> Your objective
Leave out the pictures and transcribe everything else exactly.

--- begin Data provided ---

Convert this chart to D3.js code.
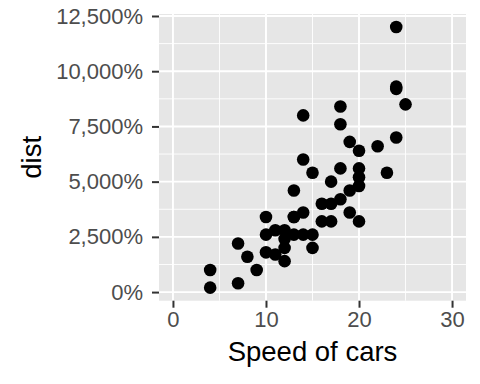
<!DOCTYPE html>
<html>
<head>
<meta charset="utf-8">
<script src="https://cdn.jsdelivr.net/npm/d3@7"></script>
<style>
  body { margin: 0; background: #fff; }
  svg { display: block; font-family: "Liberation Sans", Arial, sans-serif; }
</style>
</head>
<body>
<div id="chart"></div>
<script>
// cars dataset: speed (mph) and stopping distance, shown as percent (dist * 100)
const speed = [4, 4, 7, 7, 8, 9, 10, 10, 10, 11, 11, 12, 12, 12, 12, 13, 13, 13, 13, 14, 14, 14, 14, 15, 15, 15, 16, 16, 17, 17, 17, 18, 18, 18, 18, 19, 19, 19, 20, 20, 20, 20, 20, 22, 23, 24, 24, 24, 24, 25];
const dist = [2, 10, 4, 22, 16, 10, 18, 26, 34, 17, 28, 14, 20, 24, 28, 26, 34, 34, 46, 26, 36, 60, 80, 20, 26, 54, 32, 40, 32, 40, 50, 42, 56, 76, 84, 36, 46, 68, 32, 48, 52, 56, 64, 66, 54, 70, 92, 93, 120, 85];

const xTicks = [0, 10, 20, 30];
const xMinor = [5, 15, 25];
const yTicks = [0, 2500, 5000, 7500, 10000, 12500];
const yMinor = [1250, 3750, 6250, 8750, 11250];
const yTickLabels = ['0%', '2,500%', '5,000%', '7,500%', '10,000%', '12,500%'];
const xTitle = 'Speed of cars';
const yTitle = 'dist';

const W = 480, H = 384;
const panel = { left: 159, right: 466, top: 14, bottom: 300.7 };

const data = speed.map((s, i) => ({ speed: s, pct: dist[i] * 100 }));

// ggplot-style 5% expansion
const xLim = [0, 30];
const xPad = (xLim[1] - xLim[0]) * 0.05;
const x = d3.scaleLinear()
  .domain([xLim[0] - xPad, xLim[1] + xPad])
  .range([panel.left, panel.right]);

const yExt = d3.extent(data, d => d.pct);
const yPad = (yExt[1] - yExt[0]) * 0.05;
const y = d3.scaleLinear()
  .domain([yExt[0] - yPad, yExt[1] + yPad])
  .range([panel.bottom, panel.top]);

const svg = d3.select('#chart').append('svg')
  .attr('width', W)
  .attr('height', H);

svg.append('rect')
  .attr('x', panel.left)
  .attr('y', panel.top)
  .attr('width', panel.right - panel.left)
  .attr('height', panel.bottom - panel.top)
  .attr('fill', '#E6E6E6');

const grid = svg.append('g');
// minor grid
grid.selectAll('.xminor').data(xMinor).enter().append('line')
  .attr('x1', d => x(d)).attr('x2', d => x(d))
  .attr('y1', panel.top).attr('y2', panel.bottom)
  .attr('stroke', '#fff').attr('stroke-width', 0.9);
grid.selectAll('.yminor').data(yMinor).enter().append('line')
  .attr('y1', d => y(d)).attr('y2', d => y(d))
  .attr('x1', panel.left).attr('x2', panel.right)
  .attr('stroke', '#fff').attr('stroke-width', 0.9);
// major grid
grid.selectAll('.xmajor').data(xTicks).enter().append('line')
  .attr('x1', d => x(d)).attr('x2', d => x(d))
  .attr('y1', panel.top).attr('y2', panel.bottom)
  .attr('stroke', '#fff').attr('stroke-width', 1.9);
grid.selectAll('.ymajor').data(yTicks.filter(d => y(d) >= panel.top)).enter().append('line')
  .attr('y1', d => y(d)).attr('y2', d => y(d))
  .attr('x1', panel.left).attr('x2', panel.right)
  .attr('stroke', '#fff').attr('stroke-width', 1.9);

// points
svg.selectAll('.pt')
  .data(data)
  .enter().append('circle')
  .attr('class', 'pt')
  .attr('cx', d => x(d.speed))
  .attr('cy', d => y(d.pct))
  .attr('r', 6.3)
  .attr('fill', '#000');

// x axis
const xAxis = svg.append('g')
  .attr('transform', `translate(0,${panel.bottom})`)
  .call(d3.axisBottom(x).tickValues(xTicks).tickSize(7).tickPadding(4));
// y axis
const yAxis = svg.append('g')
  .attr('transform', `translate(${panel.left},0)`)
  .call(d3.axisLeft(y).tickValues(yTicks).tickSize(7).tickPadding(9)
    .tickFormat((d, i) => yTickLabels[i]));

[xAxis, yAxis].forEach(ax => {
  ax.select('.domain').remove();
  ax.selectAll('.tick line').attr('stroke', '#333333').attr('stroke-width', 2);
  ax.selectAll('.tick text')
    .attr('fill', '#4D4D4D')
    .style('font-size', '22px')
    .style('font-family', '"Liberation Sans", Arial, sans-serif');
});

svg.append('text')
  .attr('x', (panel.left + panel.right) / 2)
  .attr('y', 361)
  .attr('text-anchor', 'middle')
  .style('font-size', '27.5px')
  .attr('fill', '#000')
  .text(xTitle);

svg.append('text')
  .attr('transform', `translate(41,${(panel.top + panel.bottom) / 2}) rotate(-90)`)
  .attr('text-anchor', 'middle')
  .style('font-size', '27.5px')
  .attr('fill', '#000')
  .text(yTitle);
</script>
</body>
</html>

--- end Data provided ---

> Response to the task
Convert this chart to D3.js code.
<!DOCTYPE html>
<html>
<head>
<meta charset="utf-8">
<script src="https://cdn.jsdelivr.net/npm/d3@7"></script>
<style>
  body { margin: 0; background: #fff; }
  svg { display: block; font-family: "Liberation Sans", Arial, sans-serif; }
</style>
</head>
<body>
<div id="chart"></div>
<script>
// cars dataset: speed (mph) and stopping distance, shown as percent (dist * 100)
const speed = [4, 4, 7, 7, 8, 9, 10, 10, 10, 11, 11, 12, 12, 12, 12, 13, 13, 13, 13, 14, 14, 14, 14, 15, 15, 15, 16, 16, 17, 17, 17, 18, 18, 18, 18, 19, 19, 19, 20, 20, 20, 20, 20, 22, 23, 24, 24, 24, 24, 25];
const dist = [2, 10, 4, 22, 16, 10, 18, 26, 34, 17, 28, 14, 20, 24, 28, 26, 34, 34, 46, 26, 36, 60, 80, 20, 26, 54, 32, 40, 32, 40, 50, 42, 56, 76, 84, 36, 46, 68, 32, 48, 52, 56, 64, 66, 54, 70, 92, 93, 120, 85];

const xTicks = [0, 10, 20, 30];
const xMinor = [5, 15, 25];
const yTicks = [0, 2500, 5000, 7500, 10000, 12500];
const yMinor = [1250, 3750, 6250, 8750, 11250];
const yTickLabels = ['0%', '2,500%', '5,000%', '7,500%', '10,000%', '12,500%'];
const xTitle = 'Speed of cars';
const yTitle = 'dist';

const W = 480, H = 384;
const panel = { left: 159, right: 466, top: 14, bottom: 300.7 };

const data = speed.map((s, i) => ({ speed: s, pct: dist[i] * 100 }));

// ggplot-style 5% expansion
const xLim = [0, 30];
const xPad = (xLim[1] - xLim[0]) * 0.05;
const x = d3.scaleLinear()
  .domain([xLim[0] - xPad, xLim[1] + xPad])
  .range([panel.left, panel.right]);

const yExt = d3.extent(data, d => d.pct);
const yPad = (yExt[1] - yExt[0]) * 0.05;
const y = d3.scaleLinear()
  .domain([yExt[0] - yPad, yExt[1] + yPad])
  .range([panel.bottom, panel.top]);

const svg = d3.select('#chart').append('svg')
  .attr('width', W)
  .attr('height', H);

svg.append('rect')
  .attr('x', panel.left)
  .attr('y', panel.top)
  .attr('width', panel.right - panel.left)
  .attr('height', panel.bottom - panel.top)
  .attr('fill', '#E6E6E6');

const grid = svg.append('g');
// minor grid
grid.selectAll('.xminor').data(xMinor).enter().append('line')
  .attr('x1', d => x(d)).attr('x2', d => x(d))
  .attr('y1', panel.top).attr('y2', panel.bottom)
  .attr('stroke', '#fff').attr('stroke-width', 0.9);
grid.selectAll('.yminor').data(yMinor).enter().append('line')
  .attr('y1', d => y(d)).attr('y2', d => y(d))
  .attr('x1', panel.left).attr('x2', panel.right)
  .attr('stroke', '#fff').attr('stroke-width', 0.9);
// major grid
grid.selectAll('.xmajor').data(xTicks).enter().append('line')
  .attr('x1', d => x(d)).attr('x2', d => x(d))
  .attr('y1', panel.top).attr('y2', panel.bottom)
  .attr('stroke', '#fff').attr('stroke-width', 1.9);
grid.selectAll('.ymajor').data(yTicks.filter(d => y(d) >= panel.top)).enter().append('line')
  .attr('y1', d => y(d)).attr('y2', d => y(d))
  .attr('x1', panel.left).attr('x2', panel.right)
  .attr('stroke', '#fff').attr('stroke-width', 1.9);

// points
svg.selectAll('.pt')
  .data(data)
  .enter().append('circle')
  .attr('class', 'pt')
  .attr('cx', d => x(d.speed))
  .attr('cy', d => y(d.pct))
  .attr('r', 6.3)
  .attr('fill', '#000');

// x axis
const xAxis = svg.append('g')
  .attr('transform', `translate(0,${panel.bottom})`)
  .call(d3.axisBottom(x).tickValues(xTicks).tickSize(7).tickPadding(4));
// y axis
const yAxis = svg.append('g')
  .attr('transform', `translate(${panel.left},0)`)
  .call(d3.axisLeft(y).tickValues(yTicks).tickSize(7).tickPadding(9)
    .tickFormat((d, i) => yTickLabels[i]));

[xAxis, yAxis].forEach(ax => {
  ax.select('.domain').remove();
  ax.selectAll('.tick line').attr('stroke', '#333333').attr('stroke-width', 2);
  ax.selectAll('.tick text')
    .attr('fill', '#4D4D4D')
    .style('font-size', '22px')
    .style('font-family', '"Liberation Sans", Arial, sans-serif');
});

svg.append('text')
  .attr('x', (panel.left + panel.right) / 2)
  .attr('y', 361)
  .attr('text-anchor', 'middle')
  .style('font-size', '27.5px')
  .attr('fill', '#000')
  .text(xTitle);

svg.append('text')
  .attr('transform', `translate(41,${(panel.top + panel.bottom) / 2}) rotate(-90)`)
  .attr('text-anchor', 'middle')
  .style('font-size', '27.5px')
  .attr('fill', '#000')
  .text(yTitle);
</script>
</body>
</html>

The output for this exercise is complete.